Before them, there was this guy. Ken Nordine. He might have been a staff CBC announcer. With vocal pipes like the Great Organ of Chartres Cathedral, he might’ve been a god in some Polynesian sect of fire-worshippers. Nordine made two albums, the first actually entitled “Word Jazz”, the second something like “More Word Jazz”. I guess the first one sold to the “Hi-Fi Stereo” buffs of the 50’s and the hippest jazz fans (including All Those Madison Avenue types), so they figured Brand Recognition demanded a Recognizable Name = the same thing, again, would evoke the same success. After #2 sank without a ripple, Nordine went on to produce radio commercials. He made a lot of money doing it, I guess.
And, there was Stan Freberg.
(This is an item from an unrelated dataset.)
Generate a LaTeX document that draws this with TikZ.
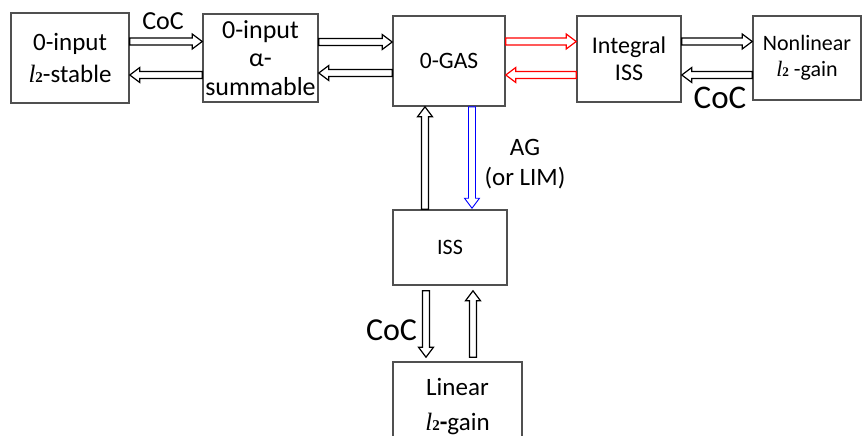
\documentclass[tikz,border=0pt]{standalone}
\usepackage{fontspec}
\setmainfont{Carlito}
\newfontfamily\serifl{Liberation Serif}
\newcommand{\ltwo}{{\serifl\itshape l}\scalebox{0.6}{\serifl\bfseries 2}}
\usetikzlibrary{calc}

\begin{document}
\begin{tikzpicture}[x=1pt,y=-1pt,line join=miter,
  box/.style={draw=boxc,line width=1.6pt,align=center,inner sep=0pt},
  blk/.style={fill=white,line width=1.2pt,to path={
    ($(\tikztostart)!3.5pt!90:(\tikztotarget)$)
    -- ($(\tikztotarget)!10pt!(\tikztostart)!3.5pt!-90:(\tikztostart)$)
    -- ($(\tikztotarget)!10pt!(\tikztostart)!7.5pt!-90:(\tikztostart)$)
    -- (\tikztotarget)
    -- ($(\tikztotarget)!10pt!(\tikztostart)!7.5pt!90:(\tikztostart)$)
    -- ($(\tikztotarget)!10pt!(\tikztostart)!3.5pt!90:(\tikztostart)$)
    -- ($(\tikztostart)!3.5pt!-90:(\tikztotarget)$) -- cycle}},
  redblk/.style={blk,draw=red},
  blueblk/.style={blk,draw=blue,line width=0.9pt},
  lab/.style={font=\fontsize{25}{30}\selectfont,align=center},
  biglab/.style={font=\fontsize{33}{36}\selectfont}]

  \definecolor{boxc}{RGB}{80,80,80}

  \useasboundingbox (0,0) rectangle (862,436);
  \clip (0,0) rectangle (862,436);

  % ---- top row ----
  \node[box,minimum width=118pt,minimum height=90pt,font=\fontsize{25}{32}\selectfont]
    (stable) at (70,58) {0-input\\\ltwo-stable};
  \node[box,minimum width=115pt,minimum height=88pt,font=\fontsize{26}{28.5}\selectfont]
    (summ) at (260.5,58) {0-input\\α-\\summable};
  \node[box,minimum width=112pt,minimum height=90pt,font=\fontsize{23.5}{28}\selectfont]
    (gas) at (449,61) {0-GAS};
  \node[box,minimum width=104pt,minimum height=86pt,font=\fontsize{24}{27}\selectfont]
    (integ) at (629,59) {Integral\\ISS};
  \node[box,minimum width=108pt,minimum height=84pt,font=\fontsize{22}{26}\selectfont]
    (nonlin) at (807,58) {Nonlinear\\\ltwo\ -gain};

  % ---- lower column ----
  \node[box,minimum width=114pt,minimum height=75pt,font=\fontsize{22}{26}\selectfont]
    (iss) at (450,247.5) {ISS};
  \node[box,minimum width=129pt,minimum height=90pt,font=\fontsize{25}{35}\selectfont]
    (lin) at (457.5,407) {Linear\\\ltwo{\bfseries-}gain};

  % ---- arrows along the top ----
  \draw[blk] ([yshift=16.5pt]stable.east) to ([yshift=16.5pt]summ.west);
  \draw[blk] ([yshift=-17pt]summ.west) to ([yshift=-17pt]stable.east);
  \draw[blk] ([yshift=16pt]summ.east) to ([yshift=19pt]gas.west);
  \draw[blk] ([yshift=-12pt]gas.west) to ([yshift=-15pt]summ.east);
  \draw[redblk] ([yshift=19.5pt]gas.east) to ([yshift=17.5pt]integ.west);
  \draw[redblk] ([yshift=-16pt]integ.west) to ([yshift=-14pt]gas.east);
  \draw[blk] ([yshift=17.5pt]integ.east) to ([yshift=16.5pt]nonlin.west);
  \draw[blk] ([yshift=-17pt]nonlin.west) to ([yshift=-16pt]integ.east);

  % ---- arrows down the middle ----
  \draw[blk] ([xshift=-25pt]iss.north) to ([xshift=-24pt]gas.south);
  \draw[blueblk] ([xshift=23pt]gas.south) to ([xshift=22pt,yshift=1pt]iss.north);
  \draw[blk] ([xshift=-24pt,yshift=-5pt]iss.south) to ([xshift=-31.5pt,yshift=4pt]lin.north);
  \draw[blk] ([xshift=15.5pt,yshift=4pt]lin.north) to ([xshift=23pt,yshift=-5pt]iss.south);

  % labels
  \node[font=\fontsize{26}{30}\selectfont] (coctop) at (163,21.5) {CoC};
  \node[biglab] (cocright) at (720,98) {CoC};
  \node[biglab,font=\fontsize{32}{36}\selectfont] (cocbottom) at (391.5,330) {CoC};
  \node[lab] (ag) at (525,164) {AG\\(or LIM)};
\end{tikzpicture}
\end{document}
Stan made a high-production “comedy” album about the “history of the United States”. Again, capitalizing on earlier successes in radio-style productions of deranged versions of fairy tales and TV shows – “St George and the Dragon Net” was a “#1 hit” in 1953 – the “History” album was just plain cornball. Too late. We were already deranged, and getting weirder.
Firesign Theater, in their first album, “Waiting for the Electrician Or Someone Like Him”, presented a history of Western expansion. Included in it was a journey to (or from) Goshen to The Great Divide along two shining steel rails, slapped down on the Nation’s flank in the name of “Rock. A. Fel. Ler. Rock-a-fel-ler Rock a fel ler Rokafeller Rockafeller” Whoo Whoooo. Leaving the original residents of the place kinda stunned, kinda sad, and shit outta luck.
Their fourth album, “I Think We’re All Bozos On This Bus”, celebrates the journey of Ah Clem as he visits “FutureWorld” in search of The Answer … I’m not sure, really, what he was doing there, anymore. I know it took me four tries to hear the last line of dialog because I kept tripping out on my own thoughts while listening to it. And, I was straight, three of the four times. The album was Shakespearean in depth. Every word, it seemed, was equally valid in all its definitions. The imagery was holographic, three-dimensional, thoroughly rotational in all axes and so dense it took a calm ear and a steady cortex to sift through all of it, in a hundred hearings.
I haven’t listened to them in years. Still, lines of dialog deeply graven in my brain rattle into being at the oddest moments: “He just passed a gas station.” “Squeeze him again. He may pass another”; “How can you be in two places at once when you’re not anywhere at all” (lyric to a Tin Pan Alley tune; title of their second album); “Let me take your hat and goat. Just put your mukluks in the crinkling cellophane to dry off” (Catherwood the Butler to Nick Danger, Third Eye, having come in from the winter); “He’s no fun. He fell right over!” Among others.
They explained a good deal of what was happening then, and what would happen for years to come. They’re an invaluable part of our culture. Their role will, I think, expand, because they affected so many creative lives in this country, elevating the level of consciousness across the board.
We’ll hear from them again. Only a few of us will know where it’s coming from. O well.